WE’LL cut straight to the chase. Casio’s G-Shocks are not what you’d consider high-end watches. And that’s perfectly fine. The Japanese brand’s built up a reputation for reliability, edgy design, killer collabs and timely takes on trends. It’s also got its own collectors’ scene.

But when they drop a limited-edition that’s priced in the realm of haute horlogerie, ears prick up. The G-D5000-9JR sports a case, a band and screws and a case fashioned entirely out of 18K gold (24K would have been too malleable), and it’s being listed for a cool ¥7,700,000 (about S$93,000).

What could possibly skyrocket the humble G-Shock’s price nearly a thousandfold, marking new territory for street-style wristwatches? Will the timepiece hold value, as expected of a purchase this big? Should you snag one? Here’s both sides of the debate.

Yes: It was part of a secret project

There’s no better way to build up hype than to officially cancel a popular concept revealed on the 2015 Baselworld stage, then work on it quietly for 4 years before dropping a shock announcement that the product’s ready to ship later in the year.

It all makes for a great story – and that’s what collectors pay for.

No: You’re going to need a local’s help to buy it

All clues point to the entirety of the 35 pieces slated for a Japan-only release, with preorders opening 15 May.

This means you’ll likely have to log in to the site via a Japanese IP, and register interest with a valid Japan address on hand – or actually be first on site at this list of shops stocking the watch. The exact ordering details aren’t out yet.

Yes: Japanese QC is strong in this one

On to why Casio scrapped the concept back in 2015, despite favourable reception following the show.  The prototype model reportedly couldn’t stand up to the rigours of testing. The Japanese, being Japanese, refused to besmirch their honour by releasing an inferior product, and so spent four years abusing the hell out of more prototypes.

The end result: a monster that can take some serious blows as well as survive at depths of up to 200m.

No: It weighs 300g

Unless you want to bulk up that forearm by strapping on with this bling wristweight, we can’t see this solid gold ticker being used on a day-to-day basis – and that’s supposed to be in any G-Shock’s wheelhouse. (For reference, it’s two to four times heavier than the most G-Shocks).
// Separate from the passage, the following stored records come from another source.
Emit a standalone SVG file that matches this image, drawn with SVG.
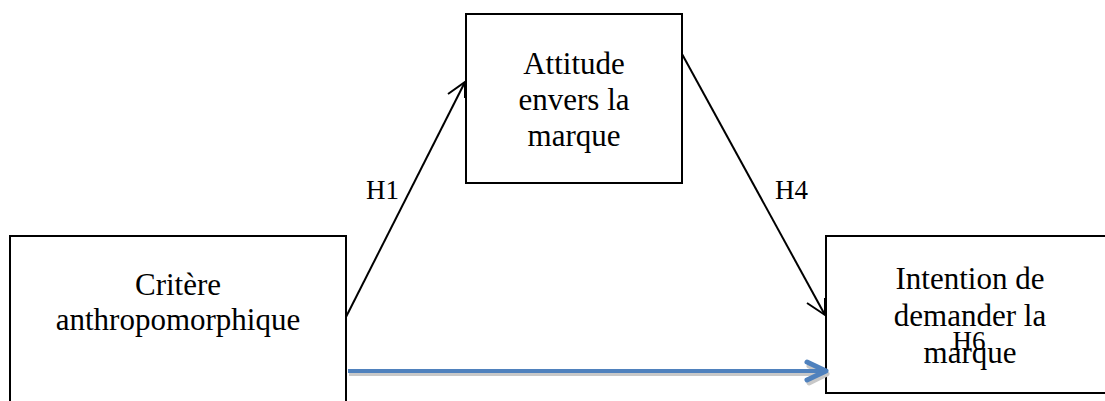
<svg xmlns="http://www.w3.org/2000/svg" width="1105" height="401" viewBox="0 0 1105 401">
<style>
.box{fill:#fff;stroke:#000;stroke-width:2}
.t{font-family:"Liberation Serif","Times New Roman",serif;font-size:31px;fill:#000;text-anchor:middle}
.lbl{font-family:"Liberation Serif","Times New Roman",serif;font-size:27px;fill:#000}
.blk{fill:none;stroke:#000;stroke-width:2}
</style>
<rect width="1105" height="401" fill="#fff"/>
<g id="node-critere">
<rect class="box" x="10" y="236" width="336" height="180"/>
<text class="t" x="178" y="295">Critère</text>
<text class="t" x="178" y="330">anthropomorphique</text>
</g>
<g id="node-attitude">
<rect class="box" x="466" y="14" width="216" height="169"/>
<text class="t" x="574" y="74">Attitude</text>
<text class="t" x="574" y="110">envers la</text>
<text class="t" x="574" y="146">marque</text>
</g>
<g id="node-intention">
<rect class="box" x="826" y="236" width="290" height="157"/>
<text class="t" x="970" y="289">Intention de</text>
<text class="t" x="970" y="326">demander la</text>
<text class="t" x="970" y="363">marque</text>
</g>
<g id="connectors">
<g id="h1">
<line class="blk" x1="346" y1="317" x2="465" y2="82"/>
<polyline class="blk" points="448,94 465,82 465,98"/>
<text class="lbl" x="366" y="199">H1</text>
</g>
<g id="h4">
<line class="blk" x1="682" y1="54" x2="825" y2="315"/>
<polyline class="blk" points="807,303 825,315 825,298"/>
<text class="lbl" x="775" y="199">H4</text>
</g>
<g id="h6">
<line x1="349" y1="374" x2="824" y2="374" stroke="#c8c8c8" stroke-width="4"/>
<polyline points="809,366 827,374 809,383" fill="none" stroke="#c8c8c8" stroke-width="5" stroke-linecap="round" stroke-linejoin="round"/>
<line x1="348" y1="371" x2="822" y2="371" stroke="#4F81BD" stroke-width="4"/>
<polyline points="807,362 826,371 807,380" fill="none" stroke="#4F81BD" stroke-width="5" stroke-linecap="round" stroke-linejoin="round"/>
<text class="lbl" x="969" y="350" text-anchor="middle">H6</text>
</g>
</g>
</svg>
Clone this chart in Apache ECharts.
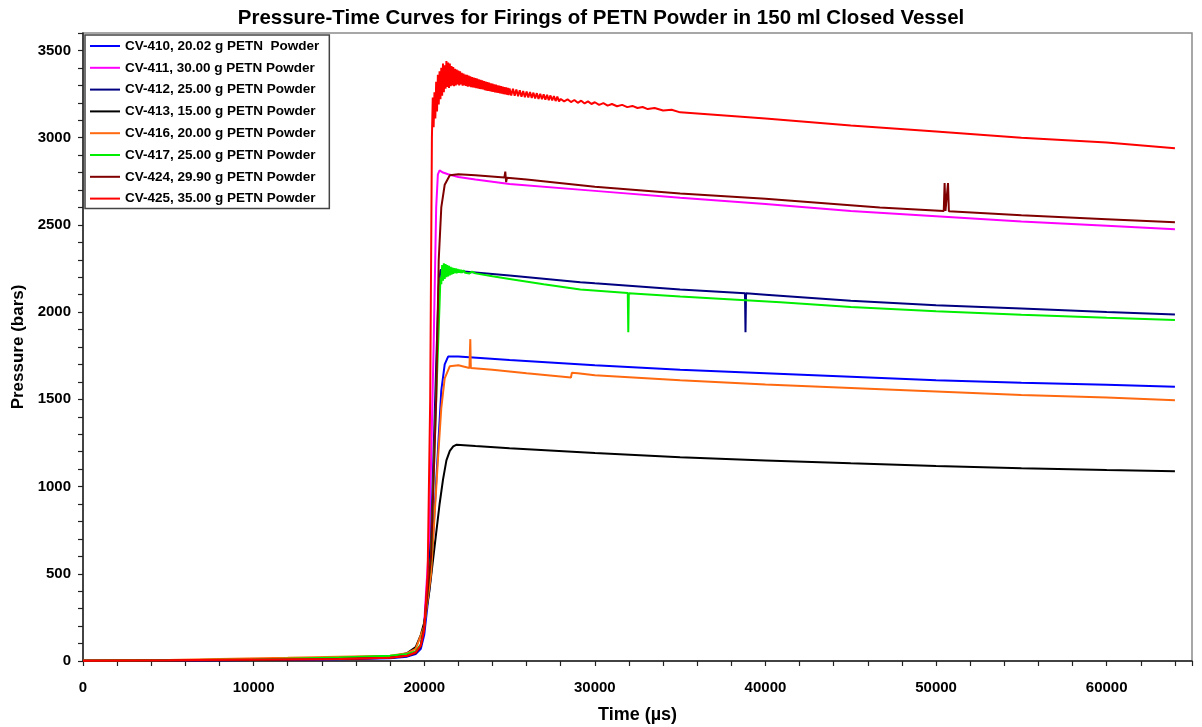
<!DOCTYPE html>
<html>
<head>
<meta charset="utf-8">
<title>Pressure-Time Curves for Firings of PETN Powder</title>
<script src="https://cdn.jsdelivr.net/npm/echarts@6/dist/echarts.min.js"></script>
<style>
  html, body { margin: 0; padding: 0; background: #fff; }
  #chart { width: 1202px; height: 727px; }
</style>
</head>
<body>
<div id="chart"></div>
<script>
// Closed-vessel firings: pressure (bars) versus time (µs)
const seriesNames = [
  'CV-410, 20.02 g PETN  Powder',
  'CV-411, 30.00 g PETN Powder',
  'CV-412, 25.00 g PETN Powder',
  'CV-413, 15.00 g PETN Powder',
  'CV-416, 20.00 g PETN Powder',
  'CV-417, 25.00 g PETN Powder',
  'CV-424, 29.90 g PETN Powder',
  'CV-425, 35.00 g PETN Powder'
];
const seriesColors = ['#0000ff', '#ff00ff', '#000080', '#000000', '#ff6a10', '#00ee00', '#800000', '#ff0000'];

const xTickLabels = [0, 10000, 20000, 30000, 40000, 50000, 60000];
const yTickLabels = [0, 500, 1000, 1500, 2000, 2500, 3000, 3500];

// [time µs, pressure bars]
const cv410 = [
  [0, 1], [5000, 3], [10000, 6], [15000, 10], [18000, 16], [19000, 25], [19500, 40], [19800, 70],
  [20000, 150], [20400, 500], [20800, 1200], [21000, 1550], [21200, 1700], [21400, 1745],
  [22000, 1745], [25000, 1725], [30000, 1695], [35000, 1670], [40000, 1650], [45000, 1630],
  [50000, 1610], [55000, 1595], [60000, 1583], [64000, 1572]
];
const cv411 = [
  [0, 2], [5000, 4], [10000, 7], [15000, 12], [18000, 20], [19000, 32], [19500, 50], [19800, 95],
  [20000, 220], [20300, 700], [20550, 1800], [20700, 2600], [20800, 2790], [20900, 2812],
  [21100, 2800], [21400, 2790], [22000, 2775], [23000, 2760], [25000, 2735], [30000, 2695],
  [35000, 2655], [40000, 2620], [45000, 2580], [50000, 2550], [55000, 2520], [60000, 2495], [64000, 2475]
];
const cv412 = [
  [0, 1], [5000, 3], [10000, 6], [15000, 11], [18000, 18], [19000, 28], [19500, 45], [19800, 85],
  [20000, 200], [20400, 700], [20700, 1700], [20850, 2150], [20950, 2240], [21200, 2250],
  [22000, 2235], [25000, 2210], [29150, 2171], [30000, 2165], [35000, 2130], [38800, 2108],
  [38830, 1884], [38860, 2108], [40000, 2100], [45000, 2065], [50000, 2040], [55000, 2020],
  [60000, 2000], [64000, 1987]
];
const cv413 = [
  [0, 2], [5000, 5], [10000, 8], [15000, 15], [18000, 25], [19000, 45], [19500, 80], [19800, 150],
  [20000, 220], [20300, 400], [20600, 650], [20900, 900], [21100, 1040], [21300, 1150],
  [21500, 1205], [21700, 1230], [21900, 1240], [23000, 1232], [25000, 1220], [30000, 1192],
  [35000, 1168], [40000, 1150], [45000, 1133], [50000, 1118], [55000, 1105], [60000, 1095], [64000, 1088]
];
const cv416 = [
  [0, 3], [5000, 6], [8000, 12], [12000, 18], [15000, 25], [18000, 30], [19000, 45], [19500, 70],
  [20000, 200], [20400, 500], [20800, 1150], [21000, 1450], [21200, 1620], [21500, 1690],
  [22000, 1695], [22650, 1680], [22700, 1845], [22730, 1680], [24000, 1670], [26000, 1650],
  [28600, 1625], [28650, 1652], [29000, 1650], [30000, 1638], [35000, 1610], [40000, 1585],
  [45000, 1565], [50000, 1545], [55000, 1525], [60000, 1510], [64000, 1495]
];
const cv417 = [
  [0, 2], [5000, 4], [10000, 8], [15000, 20], [18000, 30], [19000, 40], [19500, 55], [19800, 95],
  [20000, 200], [20400, 600], [20700, 1500], [20900, 2050], [20950, 2200], [21000, 2160],
  [21050, 2270], [21100, 2180], [21150, 2280], [21200, 2190], [21250, 2275], [21300, 2200],
  [21350, 2270], [21400, 2205], [21450, 2265], [21500, 2210], [21550, 2260], [21600, 2215],
  [21650, 2255], [21700, 2220], [21750, 2252], [21800, 2224], [21850, 2250], [21900, 2222],
  [21950, 2248], [22000, 2226], [22050, 2245], [22100, 2225], [22150, 2242], [22200, 2226],
  [22300, 2240], [22400, 2225], [22500, 2236], [22650, 2222], [22800, 2232], [23000, 2222],
  [24000, 2205], [25000, 2190], [27000, 2160], [29150, 2130], [31930, 2110], [31960, 1884],
  [31990, 2108], [35000, 2090], [40880, 2056], [45000, 2030], [50000, 2005], [55000, 1985],
  [60000, 1968], [64000, 1955]
];
const cv424 = [
  [0, 1], [5000, 3], [10000, 6], [15000, 11], [18000, 18], [19000, 30], [19500, 45], [19800, 85],
  [20000, 200], [20400, 600], [20700, 1500], [20850, 2300], [21000, 2600], [21200, 2730],
  [21500, 2785], [22000, 2790], [23000, 2785], [24700, 2772], [24750, 2805], [24800, 2745],
  [24850, 2770], [26000, 2760], [30000, 2718], [35000, 2680], [40000, 2650], [46700, 2600],
  [50450, 2580], [50500, 2740], [50550, 2580], [50650, 2578], [50700, 2740], [50750, 2578],
  [55000, 2555], [60000, 2533], [64000, 2515]
];
const cv425 = [
  [0, 2], [5000, 4], [10000, 8], [15000, 12], [18000, 18], [19000, 30], [19500, 50], [19800, 90],
  [20000, 180], [20200, 500], [20350, 1500], [20450, 3000],
  [20500, 3230], [20550, 3060], [20600, 3260], [20650, 3110], [20700, 3320], [20750, 3150],
  [20800, 3360], [20850, 3190], [20900, 3380], [20950, 3220], [21000, 3400], [21050, 3240],
  [21100, 3425], [21150, 3260], [21200, 3415], [21250, 3280], [21300, 3440], [21350, 3290],
  [21400, 3430], [21450, 3285], [21500, 3425], [21550, 3295], [21600, 3410], [21650, 3300],
  [21700, 3405], [21750, 3295], [21800, 3395], [21850, 3300], [21900, 3390], [21950, 3305],
  [22000, 3385], [22050, 3300], [22100, 3380], [22150, 3305], [22200, 3372], [22250, 3298],
  [22300, 3368], [22350, 3300], [22400, 3362], [22450, 3296], [22500, 3360], [22550, 3292],
  [22600, 3356], [22650, 3294], [22700, 3352], [22750, 3290], [22800, 3348], [22850, 3288],
  [22900, 3345], [22950, 3286], [23000, 3342], [23050, 3284], [23100, 3338], [23150, 3282],
  [23200, 3335], [23250, 3280], [23300, 3332], [23350, 3278], [23400, 3328], [23450, 3276],
  [23500, 3325], [23550, 3272], [23600, 3322], [23650, 3270], [23700, 3318], [23750, 3268],
  [23800, 3315], [23850, 3266], [23900, 3312], [23950, 3264], [24000, 3310], [24050, 3262],
  [24100, 3306], [24150, 3260], [24200, 3304], [24250, 3258], [24300, 3300], [24350, 3256],
  [24400, 3298], [24450, 3254], [24500, 3295], [24550, 3252], [24600, 3292], [24650, 3250],
  [24700, 3290], [24750, 3248], [24800, 3288], [24850, 3246], [24900, 3285], [24950, 3244],
  [25000, 3282], [25100, 3242], [25200, 3280], [25300, 3240], [25400, 3276], [25500, 3238],
  [25600, 3272], [25700, 3235], [25800, 3268], [25900, 3232], [26000, 3265], [26100, 3230],
  [26200, 3262], [26300, 3228], [26400, 3258], [26500, 3225], [26600, 3255], [26700, 3222],
  [26800, 3252], [26900, 3220], [27000, 3248], [27100, 3218], [27200, 3245], [27300, 3215],
  [27400, 3242], [27500, 3213], [27600, 3238], [27700, 3210], [27800, 3235], [27900, 3208],
  [28000, 3222], [28200, 3208], [28400, 3220], [28600, 3204], [28800, 3216], [29000, 3200],
  [29200, 3212], [29400, 3196], [29600, 3208], [29800, 3193], [30000, 3203], [30250, 3188],
  [30500, 3198], [30750, 3184], [31000, 3193], [31300, 3180], [31600, 3188], [31900, 3175],
  [32200, 3182], [32500, 3170], [32800, 3176], [33100, 3164], [33500, 3170], [34000, 3156],
  [34500, 3160], [35000, 3145], [40000, 3110], [45000, 3070], [50000, 3035],
  [55000, 3000], [60000, 2972], [64000, 2940]
];

const seriesData = [cv410, cv411, cv412, cv413, cv416, cv417, cv424, cv425];

const FONT = '"Liberation Sans", Arial, sans-serif';
const chart = echarts.init(document.getElementById('chart'), null, { renderer: 'canvas' });

chart.setOption({
  animation: false,
  backgroundColor: '#ffffff',
  title: {
    text: 'Pressure-Time Curves for Firings of PETN Powder in 150 ml Closed Vessel',
    left: 'center',
    top: 3,
    textStyle: { fontFamily: FONT, fontWeight: 'bold', fontSize: 20.5, color: '#000' }
  },
  legend: {
    orient: 'vertical',
    left: 85,
    top: 35,
    data: seriesNames,
    icon: 'rect',
    itemWidth: 30,
    itemHeight: 2,
    itemGap: 7.8,
    padding: [4, 10, 3, 5],
    backgroundColor: '#ffffff',
    borderColor: '#444',
    borderWidth: 1.5,
    textStyle: { fontFamily: FONT, fontWeight: 'bold', fontSize: 13.5, color: '#000', lineHeight: 14 }
  },
  grid: {
    left: 83, right: 10, top: 33, bottom: 66,
    containLabel: false,
    outerBoundsMode: 'none',
    show: true, borderColor: '#8a8a8a', borderWidth: 1.5, backgroundColor: '#fff'
  },
  xAxis: {
    type: 'value',
    min: 0, max: 65000, interval: 2000,
    name: 'Time (\u00b5s)',
    nameLocation: 'middle',
    nameGap: 45,
    nameTextStyle: { fontFamily: FONT, fontWeight: 'bold', fontSize: 18, color: '#000' },
    axisLine: { show: true, onZero: false, lineStyle: { color: '#222', width: 1.5 } },
    axisTick: { show: true, inside: false, length: 5, lineStyle: { color: '#222', width: 1.2 } },
    axisLabel: {
      margin: 19,
      fontFamily: FONT, fontWeight: 'bold', fontSize: 15, color: '#000',
      formatter: v => (xTickLabels.indexOf(v) >= 0 ? String(v) : '')
    },
    splitLine: { show: false }
  },
  yAxis: {
    type: 'value',
    min: 0, max: 3600, interval: 100,
    name: 'Pressure (bars)',
    nameLocation: 'middle',
    nameGap: 55,
    nameRotate: 90,
    nameTextStyle: { fontFamily: FONT, fontWeight: 'bold', fontSize: 17, color: '#000' },
    axisLine: { show: true, onZero: false, lineStyle: { color: '#222', width: 1.5 } },
    axisTick: { show: true, inside: false, length: 5, lineStyle: { color: '#222', width: 1.2 } },
    axisLabel: {
      margin: 12,
      fontFamily: FONT, fontWeight: 'bold', fontSize: 15, color: '#000',
      formatter: v => (yTickLabels.indexOf(v) >= 0 ? String(v) : '')
    },
    splitLine: { show: false }
  },
  series: seriesNames.map((name, i) => ({
    name: name,
    type: 'line',
    data: seriesData[i],
    showSymbol: false,
    symbol: 'none',
    color: seriesColors[i],
    lineStyle: { color: seriesColors[i], width: 2 },
    emphasis: { disabled: true }
  }))
});
</script>
</body>
</html>
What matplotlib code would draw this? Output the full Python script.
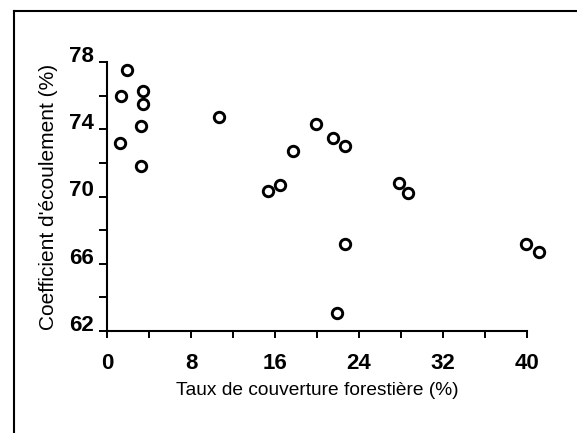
import matplotlib
matplotlib.use("Agg")
import matplotlib.pyplot as plt
from matplotlib.lines import Line2D

# Taux de couverture forestière (%) et coefficient d'écoulement (%)
couverture = [1.9, 1.3, 3.4, 3.4, 3.2, 1.2, 3.2, 10.7, 17.7, 15.3, 16.5,
              19.9, 21.5, 22.7, 27.8, 28.7, 22.7, 21.9, 39.9, 41.1]
ecoulement = [77.5, 76.0, 76.3, 75.5, 74.2, 73.2, 71.8, 74.7, 72.7, 70.3, 70.7,
              74.3, 73.5, 73.0, 70.8, 70.2, 67.2, 63.1, 67.2, 66.7]

x_ticks = [0, 8, 16, 24, 32, 40]
y_ticks = [62, 66, 70, 74, 78]

plt.rcParams['font.family'] = ['Liberation Sans', 'DejaVu Sans']

fig = plt.figure(figsize=(5.77, 4.33), dpi=100)
ax = fig.add_axes([107 / 577, 102 / 433, 441 / 577, 269 / 433])

ax.plot(couverture, ecoulement, linestyle='none', marker='o', ms=7.5,
        mfc='white', mec='black', mew=2.1, clip_on=False)

ax.set_xlim(0, 42)
ax.set_ylim(62, 78)
ax.set_xticks(x_ticks)
ax.set_yticks(y_ticks)
ax.set_xticks(range(4, 40, 8), minor=True)
ax.set_yticks(range(64, 78, 4), minor=True)

for s in ['top', 'right']:
    ax.spines[s].set_visible(False)
ax.spines['left'].set_bounds(62, 78)
ax.spines['bottom'].set_bounds(0, 40)
for s in ['left', 'bottom']:
    ax.spines[s].set_linewidth(1.5)

ax.tick_params(axis='y', which='both', direction='out', length=6, width=1.4, pad=3.5)
ax.tick_params(axis='x', which='both', direction='out', length=5, width=1.4, pad=11)
for lab in ax.get_xticklabels() + ax.get_yticklabels():
    lab.set_fontsize(16)
    lab.set_fontweight('bold')
for lab in ax.get_yticklabels():
    lab.set_va('baseline')

ax.set_xlabel('Taux de couverture forestière (%)', fontsize=13.8)
ax.xaxis.set_label_coords(20 / 42, -0.19)
ax.set_ylabel("Coefficient d'écoulement (%)", fontsize=15)
ax.yaxis.set_label_coords(-0.111, 0.5)

# cadre de la figure scannée
fig.add_artist(Line2D([14 / 577, 14 / 577], [0, 1 - 11 / 433], color='black', lw=1.5))
fig.add_artist(Line2D([14 / 577, 1], [1 - 11 / 433, 1 - 11 / 433], color='black', lw=1.5))

fig.savefig('out.png', dpi=100)
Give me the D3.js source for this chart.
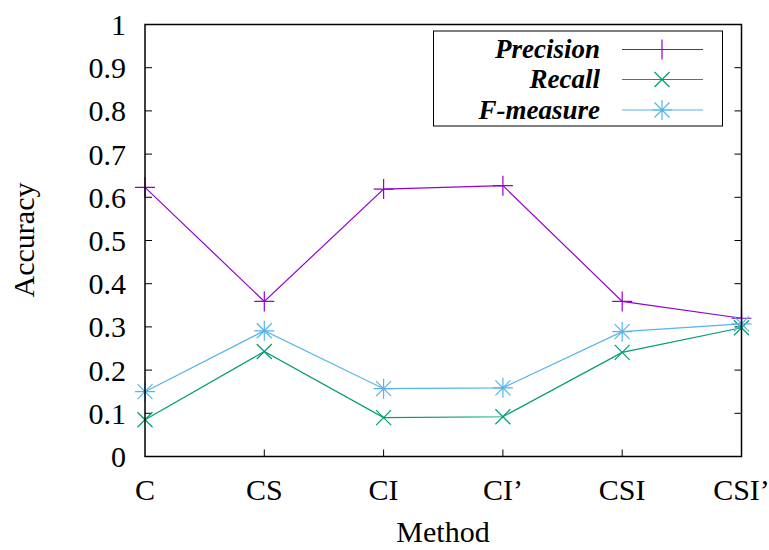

Yes: Investment potential is actually high

While Casio is by no means a small-scale producer – over 23,000 G-Shocks are made every day – special releases pegged to anniversaries are far more scarce and valuable than other limited-edition watches, for the obvious reason that the occasion comes around only once every five years.

A quick check on eBay shows that the 30th anniversary watches are at least holding their value, while those from the 25th and earlier anniversaries are appreciating slightly.

Plus, the G-D5000-9JR already holds down the moniker of “Most Expensive G-Shock Ever” – something that isn’t going to be upstaged anytime soon.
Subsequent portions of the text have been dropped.